The thrust of the report can be found in a series of points that most observers have been making for awhile about a possible U.S. withdrawal from IMO 2020.
– The U.S. is not that big a deal in the market for marine fuels, also known as bunker fuels. U.S.-flagged vessels are only about 1 percent of all merchant ships measured by volume. Sales of bunker fuels in the U.S. account for about 7 percent of global sales.
– A potential goal that a U.S.-opt out would have would be to encourage ships of other nations calling on U.S. ports to also be in non-compliance. "Flag States' control over compliance is
limited since Port States can enforce compliance on any ship entering their ports and waterways," the report says. "It is therefore highly unlikely that significant levels of non-compliance would be driven by Flag State non-enforcement."
– If the U.S. wanted to encourage ships to come into its ports and be non-compliant, it couldn't do it alone. "Such an arrangement alone would only have a minor impact on global non-compliance given the U.S. position in global bunker fuel sales and the high percentage of ships leaving the U.S. for countries that would not be willing partners in a non-compliance scheme," the report says.
– Other countries with significant ports have no intention of allowing IMO 2020 violations. To the contrary, Singapore, as the report notes, is threatening prison terms of up to two years for the captain of any ships coming to port there that are not in compliance. Rotterdam pushed for IMO 2020. The United Arab Emirates is not a member of MARPOL, the original treaty that led to IMO 2020. But one of its key ports, Fujairah, is demanding compliance from ships stopping there.
– This is not an issue where too many ship owners want to find themselves out of the mainstream. Companies already have sustainability goals, the report said, and they wish to "avoid negative customer perceptions." Some insurance companies have signaled that they may withhold coverage from non-compliant vessels.
– The U.S. may want to pull out because it doesn't want to be part of an international effort, but according to the report, it would need an international effort to have any impact. There would need to be a "coalition of IMO 2020 non-compliance trade partners" to have any significant shift away from MGO or VLSFO and back into HSFO. Such a grouping could use its breadth to try to force some ports to begin accepting non-compliant ships. There are several major countries that have not signed on with compliance for IMO 2020, including China. But Japan, the Netherlands and Singapore have, and given those countries' key roles in international trade, an effort to undercut IMO 2020 would face a formidable challenge if ships needed to avoid those ports of call.
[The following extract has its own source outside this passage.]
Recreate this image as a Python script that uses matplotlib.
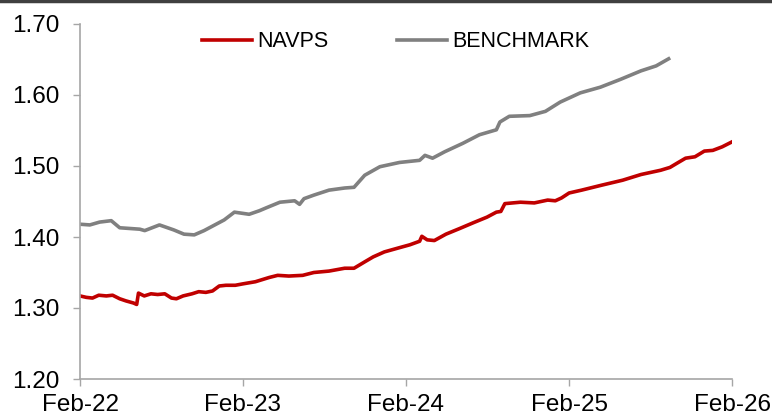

The report is optimistic about the ability of the refining sector to meet the new demands, but that would be expected in a report funded in part by the AFPM and such larger refiners as Valero. The report also cites the increased production in the U.S. of low sulfur crude oil as a boost to the U.S. ability to produce compliant fuel.
But the crude oil from shale, while also being low sulfur, has a gravity that is considered "light" and does not produce a high yield of fuel oil. That is normally a benefit for most refiners, but not to meet the challenges of making VLSFO. (One market reaction from the preparation for IMO 2020 has been that crudes that are low-sulfur and heavy – an unusual combination – have increased sharply in value relative to other grades of crude oil.)
The report also doesn't see a significant change in price as a result of IMO 2020. It cites the Energy Information Administration report that sees the U.S. government agency projecting a 5 percent increase in diesel prices between 2019 and 2020. But the Charles River report itself sees only a change of about 4 cents/gallon; in other words, less than the price of diesel might move in a week.